La nuvola di Google è collassata e, durante il periodo di crash, ha tirato con sé servizi e applicazioni di altre aziende. Nella notte italiana fra il 2 e il 3 giugno la rete di data center di Big G localizzata sulla costa est degli Stati Uniti è andata in tilt a causa di un’inaspettata congestione del traffico. Dopo una prima ondata di panico diffusasi principalmente sui social network, il colosso californiano è intervenuto pubblicamente per smentire qualsiasi attacco hacker. In una nota, l’azienda ha scritto di aver avviato un’indagine interna e di voler migliorare i propri sistemi per “prevenire o ridurre la possibilità di incidenti futuri”. Il blackout di Google Cloud ha messo fuori uso servizi come Gmail e Youtube, così come i dispositivi connessi della serie Nest e applicazioni terze, come Snapchat e Discord, che dipendono dall’infrastruttura di Big G.
Fortunatamente, l’incidente si è verificato di domenica. Un crash di questa portata, durato diverse ore, in un giorno feriale qualsiasi avrebbe generato sicuramente un numero maggiore di problemi. Ma il collasso della nuvola di Google lascia intuire una volta di più quanto il mondo stia diventando dipendente dai servizi erogati dai colossi tecnologici.
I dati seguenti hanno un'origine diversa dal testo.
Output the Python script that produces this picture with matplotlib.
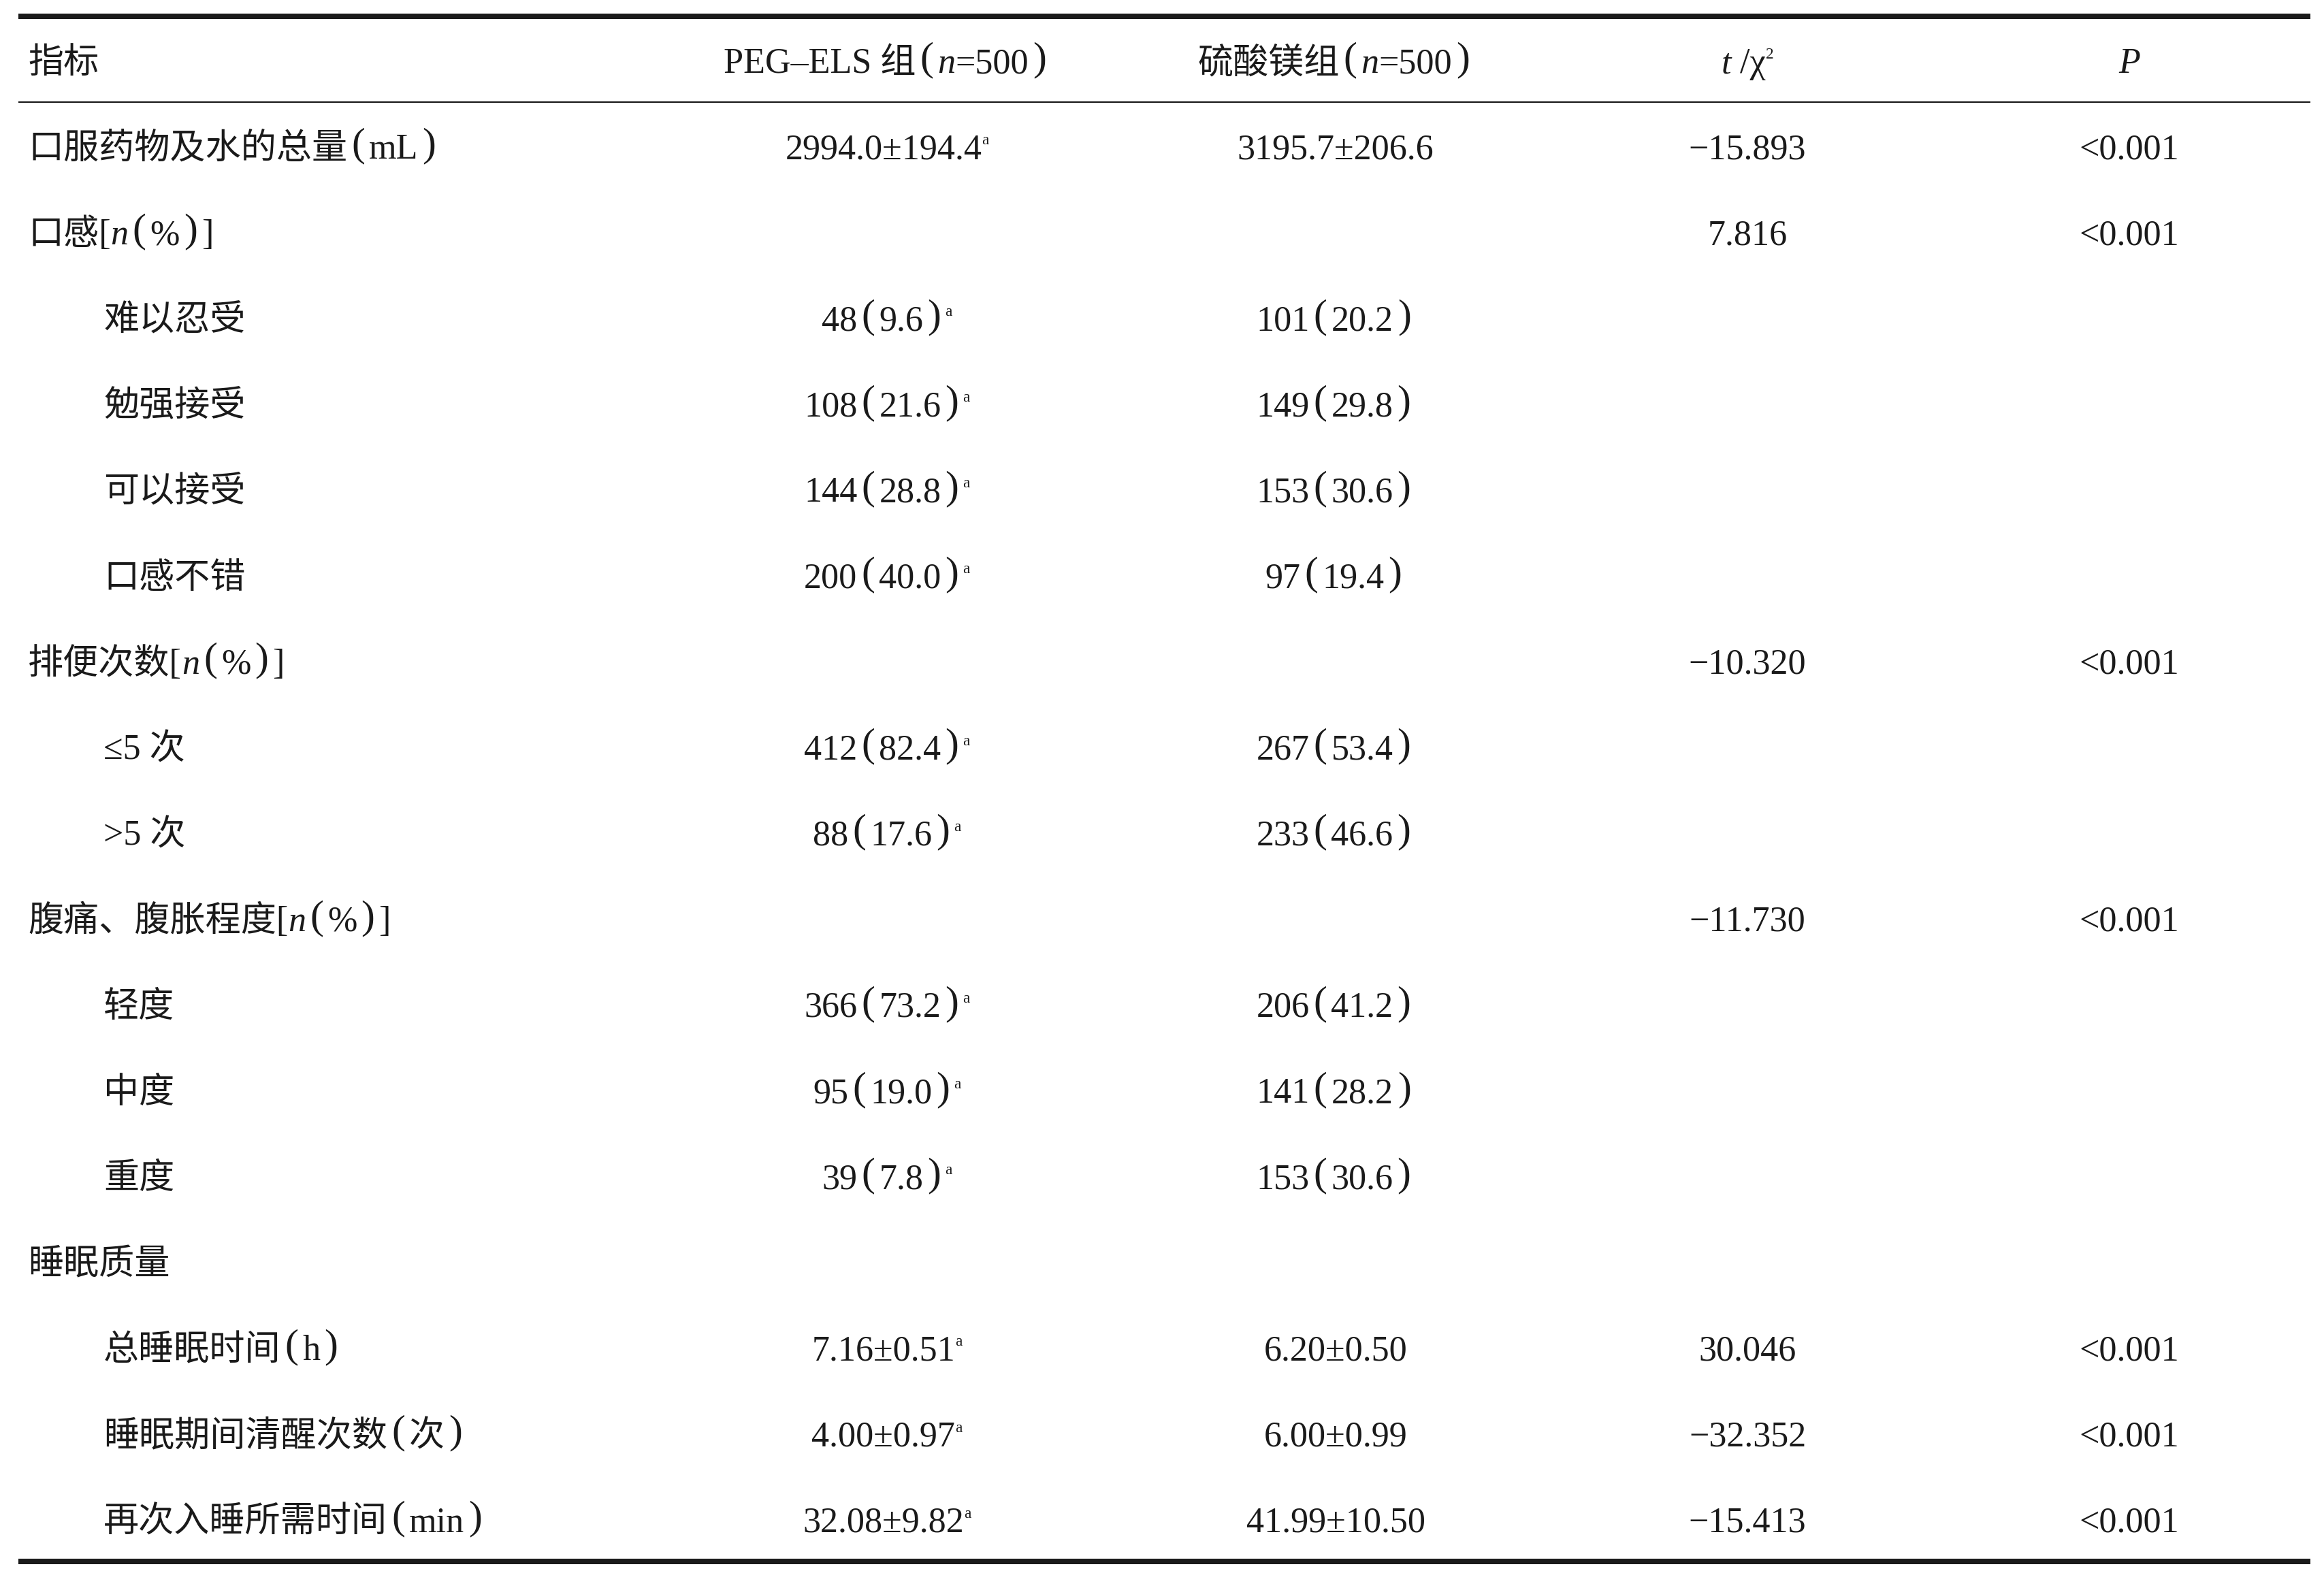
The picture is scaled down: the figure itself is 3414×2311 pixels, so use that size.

E, in particolare, dal cloud.
Molte aziende hanno deciso di affidare la totalità dei propri sistemi ai grandi provider statunitensi e, seppure i vantaggi della nuvola siano superiori ai rischi (almeno nella maggior parte dei casi), un incidente a livello di infrastruttura può causare danni per svariati milioni di dollari. Ecco perché una solida strategia multi-cloud è considerata la giusta chiave per ridurre al minimo le probabilità di incappare in blackout di questo livello.